Google staff at the company’s London headquarters on November 1, 2018 participate in a global walkout over the company’s handling of sexual harassment cases. | Tolga Akmen/AFP via Getty Images

It’s the latest example of tech workers challenging their employers to do more than making donations and issuing statements in support of Black Lives Matter.

Over 1,600 Google employees have signed an internal petition as of Monday afternoon that calls for their employer stop selling its software to police.

The employees’ demands follow a wave of protests calling for racial justice in the US after a spate of killings targeting black Americans, including the alleged murder of Ahmaud Arbery, a black man on a run in Glynn County, Georgia, and the police killings of George Floyd in Minneapolis and Breonna Taylor in Louisville, Kentucky, who were both unarmed.

“We’re disappointed to know that Google is still selling to police forces, and advertises its connection with police forces as somehow progressive, and seeks more expansive sales rather than severing ties with police and joining the millions who want to defang and defund these institutions,” reads the petition, which was started by a group of Google employees called Googlers Against Racism last week and is addressed to Sundar Pichai, the CEO of Google’s parent company Alphabet. “Why help the institutions responsible for the knee on George Floyd’s neck to be more effective organizationally?”

Google did not respond to a request for comment in time for publication. The company currently employs over 100,000 employees globally — so this petition’s signees represent a relatively small percentage of its workforce. But it is still one of the most significant showings of internal dissent at the company in the past few months.

It’s not clear how extensively or closely Google works with US police departments. Google currently sells cloud-based software, such as the business version of its Gmail product, through a third-party vendor to at least one police department, the Clarkstown Police Department in Rockland County, New York. According to a customer testimonial page, Google touts its software as being a “catalyst for a culture change” at Clarkstown County Police Department, which was sued in 2017 by Black Lives Matter activists who said the department conducted illegal surveillance on them.
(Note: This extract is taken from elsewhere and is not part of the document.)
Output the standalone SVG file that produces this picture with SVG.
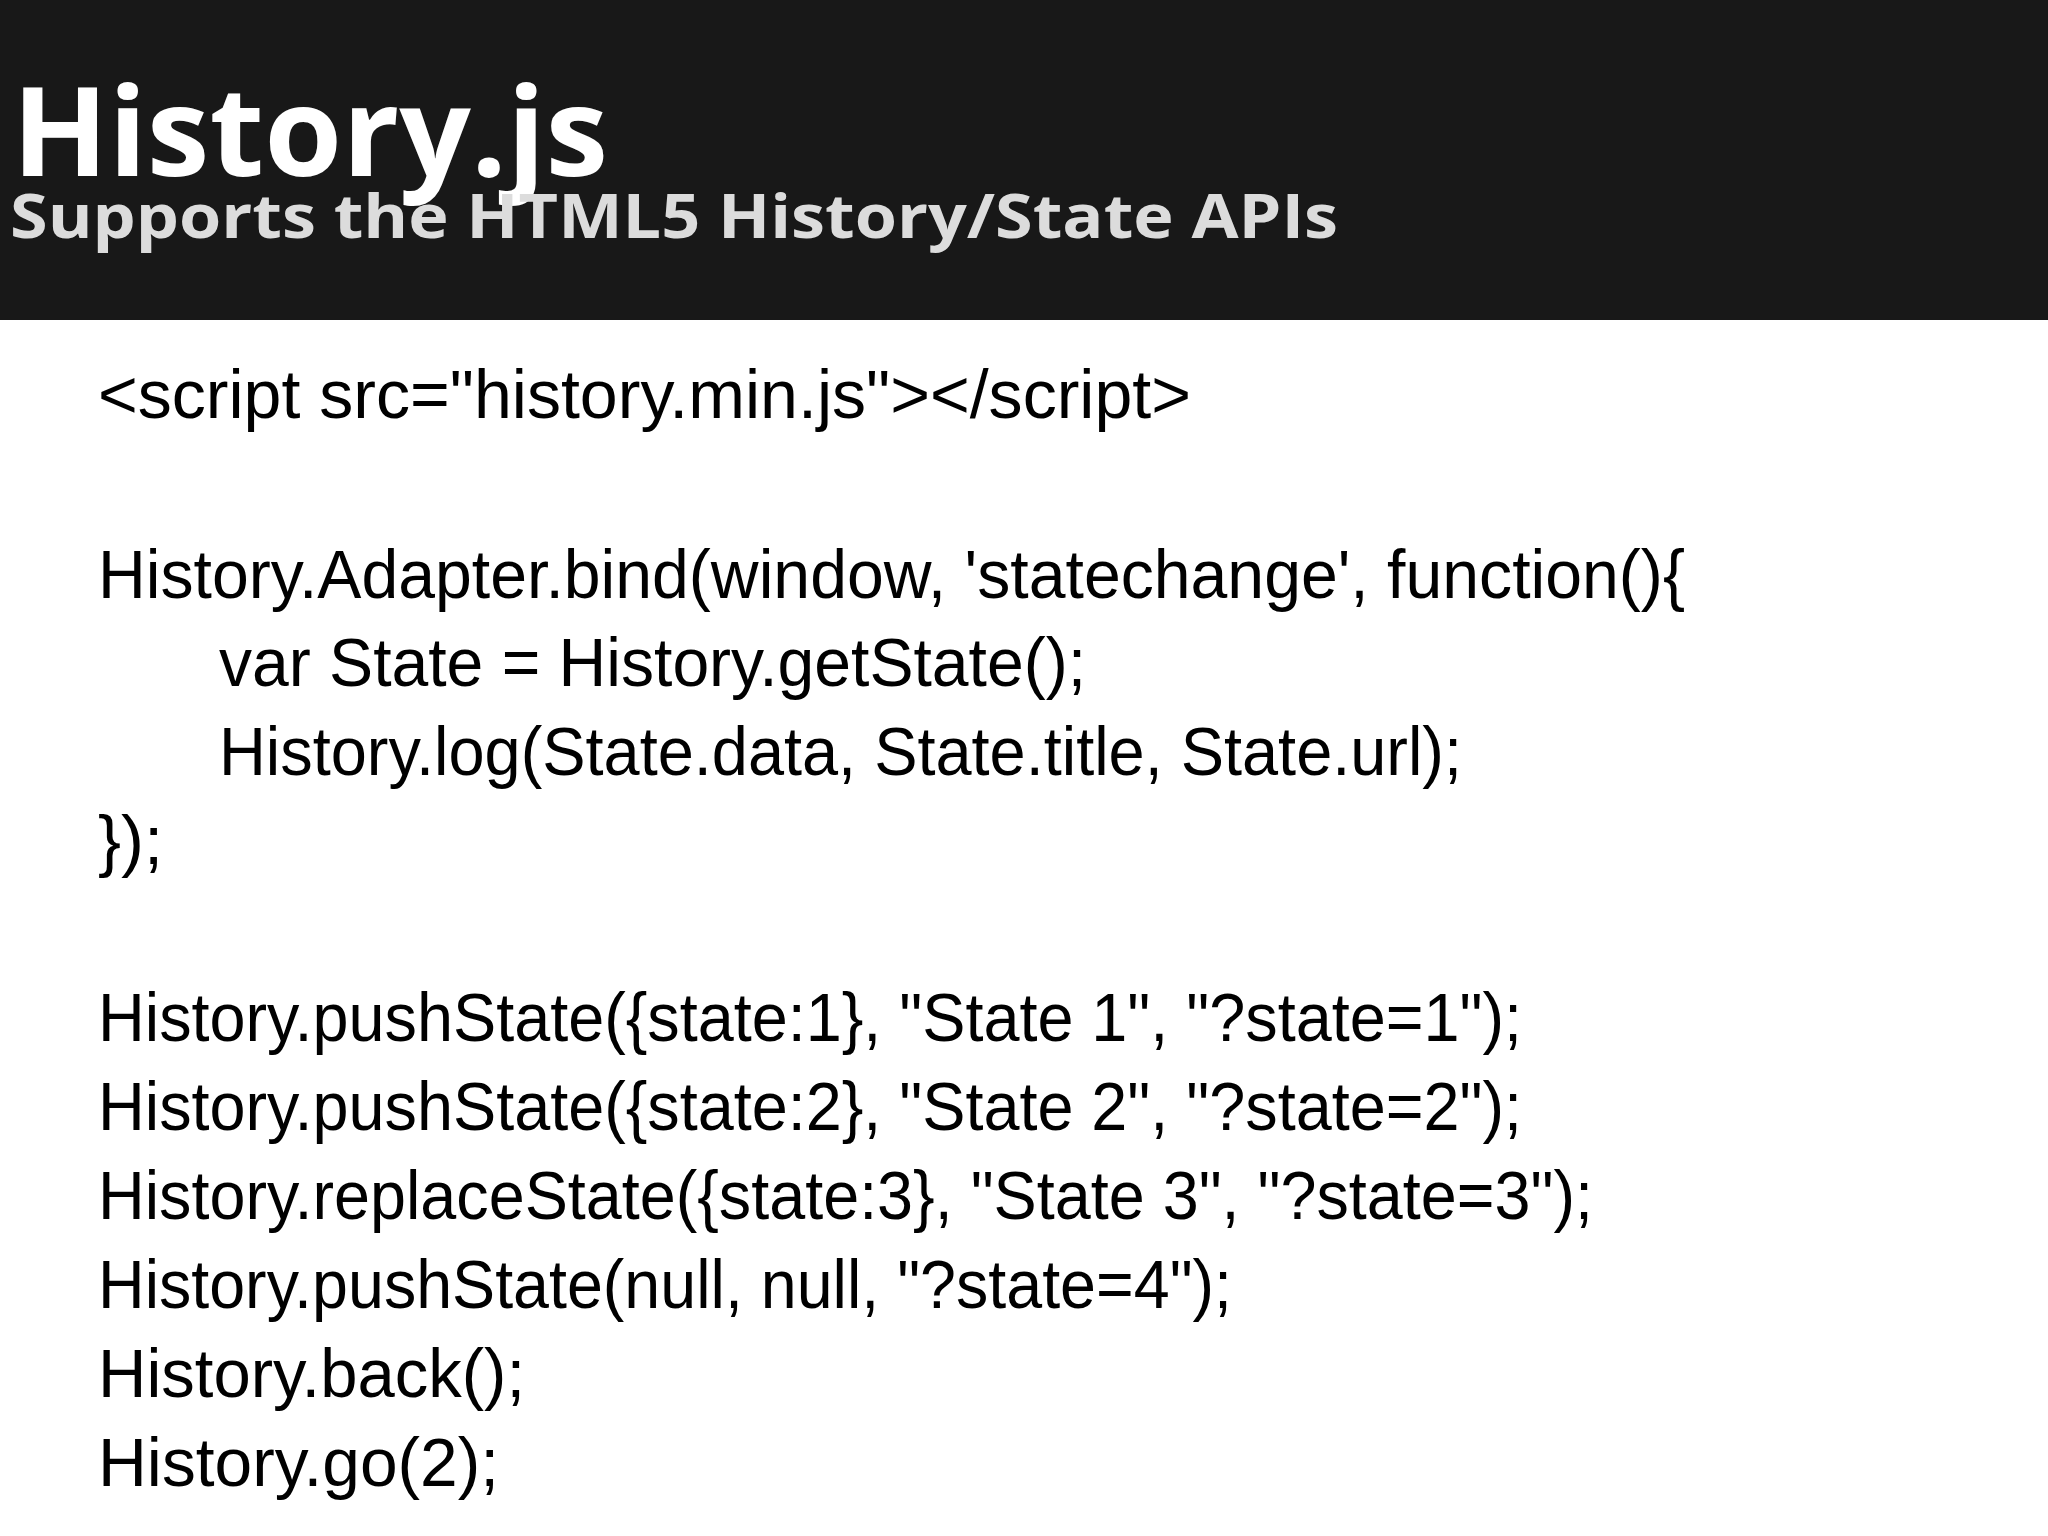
<svg xmlns="http://www.w3.org/2000/svg" width="2048" height="1536" viewBox="0 0 2048 1536">
<style>
.c{font-family:"Liberation Sans",Arial,sans-serif;font-size:68px;fill:#000}
</style>
<rect x="0" y="0" width="2048" height="1536" fill="#fff"/>
<g id="header">
<rect x="0" y="0" width="2048" height="320" fill="#181818"/>
<text x="12" y="176" font-family="Open Sans,sans-serif" font-weight="bold" font-size="124" fill="#fff" textLength="596" lengthAdjust="spacingAndGlyphs">History.js</text>
<text x="10" y="238" font-family="Open Sans,sans-serif" font-weight="bold" font-size="60" fill="#dcdcdc" textLength="1328" lengthAdjust="spacingAndGlyphs">Supports the HTML5 History/State APIs</text>
</g>
<g id="code">
<text class="c" x="98" y="418" textLength="1093" lengthAdjust="spacingAndGlyphs">&lt;script src="history.min.js"&gt;&lt;/script&gt;</text>
<text class="c" x="98" y="598" textLength="1587" lengthAdjust="spacingAndGlyphs">History.Adapter.bind(window, 'statechange', function(){</text>
<text class="c" x="219" y="686" textLength="867" lengthAdjust="spacingAndGlyphs">var State = History.getState();</text>
<text class="c" x="219" y="775" textLength="1243" lengthAdjust="spacingAndGlyphs">History.log(State.data, State.title, State.url);</text>
<text class="c" x="98" y="864" textLength="65" lengthAdjust="spacingAndGlyphs">});</text>
<text class="c" x="98" y="1041" textLength="1424" lengthAdjust="spacingAndGlyphs">History.pushState({state:1}, "State 1", "?state=1");</text>
<text class="c" x="98" y="1130" textLength="1424" lengthAdjust="spacingAndGlyphs">History.pushState({state:2}, "State 2", "?state=2");</text>
<text class="c" x="98" y="1219" textLength="1495" lengthAdjust="spacingAndGlyphs">History.replaceState({state:3}, "State 3", "?state=3");</text>
<text class="c" x="98" y="1308" textLength="1134" lengthAdjust="spacingAndGlyphs">History.pushState(null, null, "?state=4");</text>
<text class="c" x="98" y="1397" textLength="427" lengthAdjust="spacingAndGlyphs">History.back();</text>
<text class="c" x="98" y="1486" textLength="401" lengthAdjust="spacingAndGlyphs">History.go(2);</text>
</g>
</svg>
Google also invests in police AI technology that includes drone surveillance through its venture capital arm, Gradient Ventures.

The Google employees’ petition is the latest example of workers at major tech companies challenging their employers to do more than simply making donations and issuing statements in support of Black Lives Matter. These employees want their companies to significantly change their business practices to minimize harm to the black community, both inside their companies and beyond them. In recent weeks, some Amazon employees renewed their calls for the company to stop selling its facial recognition technology to police, which it announced it would pause for the next year. And employees at Facebook have called for the company to moderate political speech that could incite racial violence or mislead voters.

“We want to be proud of the company we work for. We want the company we build to speak to our values and how we want to show up in the world,” reads the Google employees’ letter, which calls for the company to “take real steps to help dismantle racism.”

Civil rights advocates have warned that police disproportionately use surveillance technology, such as AI-based facial recognition or drone surveillance, against black communities — and that these practices could have a chilling effect on free speech if people feel they’re being unjustly surveilled in their everyday lives and when they engage in political activism.

In the past, Google employees have uncovered details about some of the company’s controversial government contracts, and pressured the company to end them — such as Project Maven, the company’s contract with the Pentagon, and its secretive efforts to build a censored search product for China, known as Project Dragonfly. Google did not renew its contract with the Pentagon in June of 2018 and reportedly halted its work on Dragonfly in December of 2018, although a March article from the Intercept reported that the company may be resuming some of that work.

In August 2019, hundreds of employees signed a protest asking the company not to bid on a project with US immigration agency Customs and Border Patrol (CBP),

Monday’s petition about working with police departments is the first notable activist effort that’s happened at Google since November 2019, when Google fired four employee activists, including some who spoke out against the company’s work with CBP in light of humanitarian concerns about the agency’s immigrant detention facilities and family separation. Google said it fired these workers for violating its data security policies.

In light of the recent protests against police brutality and racism that have spread across the nation after George Floyd’s death, major tech companies are facing a reckoning about their work with police, agitated by their own employees — and today’s letter at Google is yet another a sign of that movement’s advancement.